Steps in Genetic Algorithms
- Initialization:
- Generate an initial population of candidate solutions randomly.
- Evaluation:
- Compute the fitness function for each solution in the population.
- Selection:
- Select solutions with higher fitness values to be parents for the next generation.
- Crossover:
- Combine pairs of parent solutions to create offspring.
- Mutation:
- Randomly modify some solutions to introduce variability.
- Replacement:
- Replace the old population with the new generation.
- Stopping Criteria:
- Terminate the algorithm after a fixed number of generations or when the improvement in fitness is below a threshold.
# Install and load GA package
if (!requireNamespace("GA", quietly = TRUE))
install.packages("GA")
library(GA)
# Simulated data
set.seed(123)
n <- 100
p <- 10
X <- matrix(rnorm(n * p), nrow = n, ncol = p)

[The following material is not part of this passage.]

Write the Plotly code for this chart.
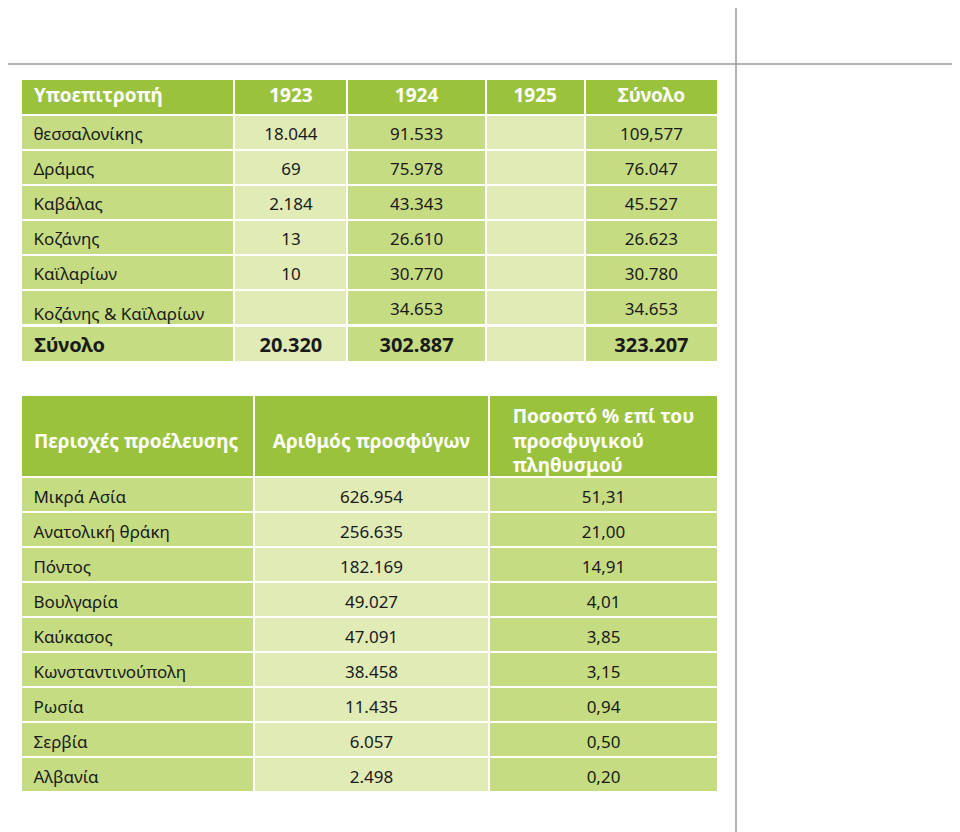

# Only first 3 variables are relevant
y <-
5 + rowSums(X[, 1:3]) + rnorm(n, sd = 2)
# Convert to a data frame
data <- as.data.frame(X)
data$y <- y
# Define the fitness function
fitness_function <- function(binary_vector) {
selected_vars <- which(binary_vector == 1)
if (length(selected_vars) == 0)
return(-Inf) # Penalize empty subsets
model <- lm(y ~ ., data = data[, c(selected_vars, ncol(data))])
- AIC(model) # Return negative AIC (minimization problem)
}
# Run Genetic Algorithm
set.seed(123)
ga_result <-
ga(
type = "binary",
# Binary encoding for variable selection
fitness = fitness_function,
nBits = p,
# Number of predictors
popSize = 50,
# Population size
maxiter = 100,
# Maximum number of generations
run = 10,
# Stop if no improvement in 10 generations
seed = 123
)
# Extract the best solution
best_solution <- ga_result@solution[1, ]
selected_vars <- which(best_solution == 1)
cat("Selected Variables (Column Indices):\n", selected_vars, "\n")
#> Selected Variables (Column Indices):
#> 1 2 3 4
# Fit the final model with selected variables
final_model <-
lm(y ~ ., data = data[, c(selected_vars, ncol(data))])
cat("Final Model Summary:\n")
#> Final Model Summary:
print(summary(final_model))
#>
#> Call:
#> lm(formula = y ~ ., data = data[, c(selected_vars, ncol(data))])
#>
#> Residuals:
#> Min 1Q Median 3Q Max
#> -5.4013 -1.3823 0.0151 1.0796 5.1537
#>
#> Coefficients:
#> Estimate Std. Error t value Pr(>|t|)
#> (Intercept) 5.2726 0.2101 25.096 < 2e-16 ***
#> V1 1.1477 0.2290 5.012 2.49e-06 ***
#> V2 0.9469 0.2144 4.416 2.66e-05 ***
#> V3 0.6864 0.2199 3.121 0.00239 **
#> V4 0.3881 0.1997 1.943 0.05496 .
#> ---
#> Signif. codes: 0 '***' 0.001 '**' 0.01 '*' 0.05 '.' 0.1 ' ' 1
#>
#> Residual standard error: 2.058 on 95 degrees of freedom
#> Multiple R-squared: 0.3574, Adjusted R-squared: 0.3304
#> F-statistic: 13.21 on 4 and 95 DF, p-value: 1.352e-08
Interpretation
Selected Variables:
- The genetic algorithm identifies the subset of predictors that minimizes the fitness function (negative AIC in this example).
Model Performance:
- The final model can be evaluated using metrics such as adjusted $R^2$, prediction error, or cross-validation.
Convergence:
- The algorithm evolves towards better solutions over generations, as indicated by improvements in the best fitness value.
Advantages:
Can handle high-dimensional datasets and complex fitness functions.
Avoids getting trapped in local optima by introducing randomness.
Flexible: Can optimize any user-defined fitness function.
Limitations:
Computationally intensive for large datasets or many predictors.
Requires careful tuning of hyperparameters (e.g., population size, mutation rate).
May not guarantee a globally optimal solution.
Practical Considerations
When to use Genetic Algorithms?
For complex variable selection problems where traditional methods (e.g., stepwise selection) are insufficient.
When the fitness function is non-linear or involves interactions among predictors.
Tuning Tips:
Adjust population size and mutation rate based on dataset size and complexity.
Use parallel computing to speed up the evaluation of fitness functions.